Similarly, for the fraction of startups that make it to the third phase (go-to-scale), there is a significant amount of information and support. Consultants and books abound with information that can help founders “cross the chasm” (as Geoffrey Moore put it) and begin to scale.

But, for that crucial second phase — go-to-market — aid is almost nonexistent and the path murky. There have been no seminal books, no enlightening blogs. At this point in a startup’s lifecycle, there are few business metrics, so spreadsheet analysis doesn’t help. Entrepreneurs typically have a solid product to offer, and dreams of scaling — but before they can do that, they need to get the product into the market and generate awareness and interest. They need to create traction.

We call this crucial phase the Traction Gap

It is in the Traction Gap that startups can fail and fail hard.

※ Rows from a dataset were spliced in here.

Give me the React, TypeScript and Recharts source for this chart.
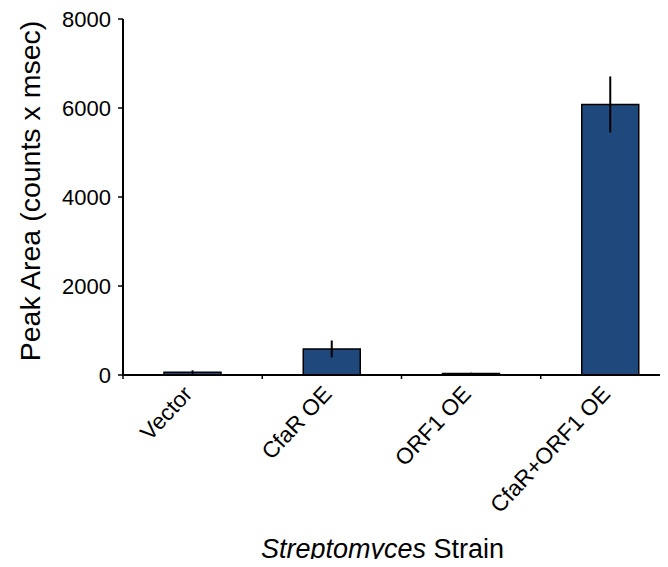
import React from "react";
import { ComposedChart, Bar, ErrorBar, XAxis, YAxis, Label } from "recharts";

const strains = ["Vector", "CfaR OE", "ORF1 OE", "CfaR+ORF1 OE"];
const peakArea = [60, 585, 35, 6080];
const peakErr = [45, 190, 15, 630];
const yTicks = [0, 2000, 4000, 6000, 8000];

const data = strains.map((s, i) => ({ strain: s, area: peakArea[i], err: peakErr[i] }));

const FONT = "'Liberation Sans', Arial, sans-serif";
const W = 700;
const H = 567;
const LEFT = 123;
const RIGHT = 20;
const band = (W - LEFT - RIGHT) / strains.length;

function StrainTick(props: any) {
  const { x, y, payload } = props;
  const ax = x + 1;
  const ay = y + 12;
  return (
    <g>
      <line x1={x - band / 2} x2={x - band / 2} y1={y - 8} y2={y - 4} stroke="#000" strokeWidth={1.5} />
      <text
        x={ax}
        y={ay}
        transform={`rotate(-47, ${ax}, ${ay})`}
        textAnchor="end"
        fontSize={22.5}
        fontFamily={FONT}
        fill="#000"
      >
        {payload.value}
      </text>
    </g>
  );
}

function XTitle(props: any) {
  const vb = props.viewBox || {};
  const cx = vb.x + vb.width / 2 - 19;
  return (
    <text x={cx} y={558} textAnchor="middle" fontSize={27} fontFamily={FONT} fill="#000">
      <tspan fontStyle="italic">Streptomyces</tspan>
      <tspan> Strain</tspan>
    </text>
  );
}

export default function App() {
  return (
    <div style={{ margin: -8, width: 668, height: 567, overflow: "hidden", background: "#fff" }}>
      <ComposedChart width={W} height={H} data={data} margin={{ top: 19, right: RIGHT, left: 0, bottom: 0 }}>
        <XAxis
          dataKey="strain"
          height={192}
          interval={0}
          tickLine={false}
          axisLine={{ stroke: "#000", strokeWidth: 2 }}
          tick={<StrainTick />}
        >
          <Label content={<XTitle />} />
        </XAxis>
        <YAxis
          width={LEFT}
          domain={[0, 8000]}
          ticks={yTicks}
          tickSize={5}
          tickMargin={7}
          axisLine={{ stroke: "#000", strokeWidth: 2 }}
          tickLine={{ stroke: "#000", strokeWidth: 1.5 }}
          tick={{ fontSize: 22, fill: "#000", fontFamily: FONT }}
        >
          <Label
            value="Peak Area (counts x msec)"
            angle={-90}
            position="center"
            dx={-32}
            dy={-6}
            style={{ fontSize: 28.5, fill: "#000", fontFamily: FONT, textAnchor: "middle" }}
          />
        </YAxis>
        <Bar dataKey="area" fill="#1f497d" stroke="#000" strokeWidth={1.5} barSize={57} isAnimationActive={false}>
          <ErrorBar dataKey="err" width={0} stroke="#000" strokeWidth={2} direction="y" />
        </Bar>
      </ComposedChart>
    </div>
  );
}
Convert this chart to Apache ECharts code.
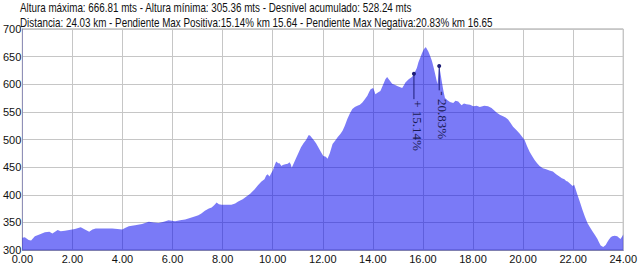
<!DOCTYPE html>
<html><head><meta charset="utf-8">
<script src="https://cdn.jsdelivr.net/npm/echarts@6/dist/echarts.min.js"></script>
<style>html,body{margin:0;padding:0;background:#fff}#c{width:640px;height:264px}</style>
</head><body><div id="c"></div>
<script>
const titleLine1 = "Altura máxima: 666.81 mts - Altura mínima: 305.36 mts - Desnivel acumulado: 528.24 mts";
const titleLine2 = "Distancia: 24.03 km - Pendiente Max Positiva:15.14% km 15.64 - Pendiente Max Negativa:20.83% km 16.65";

const km = [0.00,0.10,0.25,0.35,0.50,0.73,0.90,1.08,1.20,1.41,1.53,1.70,1.87,2.10,2.33,2.50,2.67,2.80,2.93,3.11,3.40,3.59,3.80,3.99,4.10,4.25,4.50,4.78,5.05,5.25,5.44,5.65,5.84,6.10,6.30,6.50,6.63,6.85,7.03,7.15,7.29,7.45,7.56,7.66,7.76,7.85,7.96,8.15,8.35,8.50,8.62,8.80,8.95,9.10,9.28,9.41,9.55,9.67,9.74,9.80,9.87,9.95,10.01,10.10,10.14,10.22,10.27,10.35,10.40,10.50,10.60,10.67,10.72,10.76,10.85,10.93,11.03,11.13,11.23,11.33,11.40,11.44,11.50,11.53,11.62,11.73,11.82,11.92,12.02,12.12,12.19,12.28,12.39,12.50,12.59,12.70,12.79,12.88,12.98,13.08,13.18,13.28,13.38,13.48,13.58,13.68,13.78,13.85,13.91,14.01,14.06,14.10,14.20,14.30,14.40,14.50,14.57,14.65,14.77,14.87,14.97,15.07,15.17,15.24,15.30,15.43,15.56,15.64,15.70,15.76,15.82,15.89,15.96,16.03,16.10,16.13,16.22,16.30,16.36,16.43,16.49,16.55,16.58,16.62,16.65,16.70,16.75,16.82,16.88,16.98,17.08,17.21,17.30,17.41,17.48,17.54,17.64,17.74,17.88,18.01,18.15,18.27,18.45,18.60,18.74,18.84,18.94,19.07,19.20,19.30,19.40,19.50,19.60,19.73,19.86,19.96,20.06,20.16,20.26,20.36,20.46,20.56,20.66,20.79,20.92,21.05,21.19,21.32,21.45,21.55,21.65,21.72,21.78,21.88,21.98,22.04,22.10,22.17,22.27,22.37,22.47,22.57,22.67,22.77,22.87,22.97,23.03,23.10,23.20,23.30,23.36,23.43,23.50,23.56,23.66,23.76,23.83,23.89,23.95,24.00];
const altitude = [322,323,318,317,325,329,332,333,330,336,334,335,336,338,341,337,333,337,339,339,339,339,338,337,340,343,345,347,351,350,349,351,354,352,354,355,357,360,363,366,371,375,377,381,386,383,382,382,382,384,388,392,397,402,410,417,424,428,435,437,433,440,445,456,460,457,457,452,454,455,456,459,455,449,458,466,476,486,493,499,505,508,507,505,500,493,486,478,470,469,465,475,492,498,504,510,516,525,537,547,555,559,561,563,567,573,579,586,591,593,588,582,585,588,598,609,613,608,601,599,597,595,593,598,603,609,613,618,624,630,640,648,656,663,666.81,666,659,650,642,630,618,606,600,618,633,620,606,588,575,571,568,566,570,569,565,562,565,564,563,560,561,559,561,560,557,553,549,545,542,540,536,530,523,517,511,505,499,488,478,470,463,457,452,448,446,444,442,437,433,430,428,425,424,420,416,418,410,400,387,373,360,349,341,334,327,320,314,308,305.36,309,314,319,323,325,326,325,322,320,324,328];

// slope markers: [km, top altitude, stem end altitude]
const markerKm = [15.64, 16.65];
const markerTop = [619, 633];
const markerEnd = [573, 589];
const markerText = ["+ 15.14%", "- 20.83%"];

const xMin = 0, xMax = 24, xStep = 2;
const yMin = 300, yMax = 700, yStep = 50;

const chart = echarts.init(document.getElementById('c'), null, {renderer: 'svg'});
const profile = km.map((k, i) => [k, altitude[i]]);

const markerSeries = markerKm.map((k, i) => ({
  type: 'line',
  data: [[k, markerTop[i]], [k, markerEnd[i]]],
  symbol: 'circle',
  symbolSize: (v, p) => p.dataIndex === 0 ? 4 : 0,
  showSymbol: true,
  lineStyle: {color: '#1e1e78', width: 1},
  itemStyle: {color: '#1e1e78'},
  silent: true,
  z: 5
}));

const gridLine = {show: true, lineStyle: {type: 'solid', color: '#c6c6c6', width: 1}};

chart.setOption({
  animation: false,
  grid: {left: 20, right: 15, top: 29, bottom: 13, show: true, borderColor: '#a0a0a0', borderWidth: 1},
  xAxis: {
    type: 'value', min: xMin, max: xMax, interval: xStep,
    axisLine: {show: true, lineStyle: {color: '#8080b0'}},
    axisTick: {show: false},
    axisLabel: {fontFamily: 'Liberation Sans', fontSize: 11, color: '#111', margin: 3, formatter: v => v.toFixed(2)},
    splitLine: gridLine
  },
  yAxis: {
    type: 'value', min: yMin, max: yMax, interval: yStep,
    axisLine: {show: true, lineStyle: {color: '#9090b8'}},
    axisTick: {show: false},
    axisLabel: {fontFamily: 'Liberation Sans', fontSize: 11, color: '#111', margin: 1, padding: [0, 0, 7, 0]},
    splitLine: gridLine
  },
  series: [{
    type: 'line',
    data: profile,
    symbol: 'none',
    lineStyle: {width: 0},
    areaStyle: {color: 'rgba(0,0,240,0.52)', opacity: 1, origin: 'start'},
    silent: true,
    z: 2
  }].concat(markerSeries)
});

const titleLines = [titleLine1, titleLine2];
const graphics = markerKm.map((k, i) => {
  const p = chart.convertToPixel({gridIndex: 0}, [k, markerEnd[i]]);
  return {
    type: 'text',
    x: p[0] + 3.5, y: p[1] + 1,
    rotation: -Math.PI / 2,
    z: 10,
    style: {text: markerText[i], fill: '#1a1a55', font: '13px "Liberation Serif"', align: 'left', verticalAlign: 'middle'}
  };
}).concat(titleLines.map((t, i) => ({
  type: 'text',
  x: 20, y: 8 + i * 15,
  scaleX: 0.82,
  z: 10,
  style: {text: t, fill: '#111', font: '12px "Liberation Sans"', align: 'left', verticalAlign: 'middle'}
})));
chart.setOption({graphic: graphics});
</script>
</body></html>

They face great financial risk, and a limited amount of time to get things right. Without demonstrating traction, most investors won’t give startups the capital they need to make it to the third, go-to-scale, phase and beyond. It is a vulnerable moment. Before they know it, it’s too late: they are on the scrapheap that consumes 80+ percent of all startups.

Thinking about the go-to-market phase in terms of the Traction Gap Framework offers a conceptual model for surviving and thriving in this high-stakes environment. The Traction Gap Framework provides a number of sub-phases that we call value inflection points. These include:

– Minimum Viable Category (MVC):

Strictly speaking, this is part of the go-to-product phase, but it is a key part of the market engineering process. As you develop your product, you must concurrently invest in market engineering tasks. This means pinpointing your product category, and refining how you are creating, defining, or disrupting that category. In this phase, you should conduct proper validated market research that confirms that your chosen category can support your venture.

– Initial Product Release (IPR):

This is the point at which the product (often a Beta version) first becomes available to the public, and to the target user(s). At this stage, the team is seeking market and customer validation metrics.

– Minimum Viable Product (MVP):

The MVP is the most pared-down version of a product that customers are willing to purchase or use. It marks the first moment at which you have in your hands a product that is ready for the general market you want to capture.

– Minimum Viable Repeatability (MVR):

MVR is the smallest amount of repeatability a startup can demonstrate, including a growing preponderance of evidence that it has a valid market, business model, and ongoing product/market fit. Repeatability is not just about sales. You must also demonstrate product release repeatability, implementation success repeatability, and some marketing and lead generation repeatability.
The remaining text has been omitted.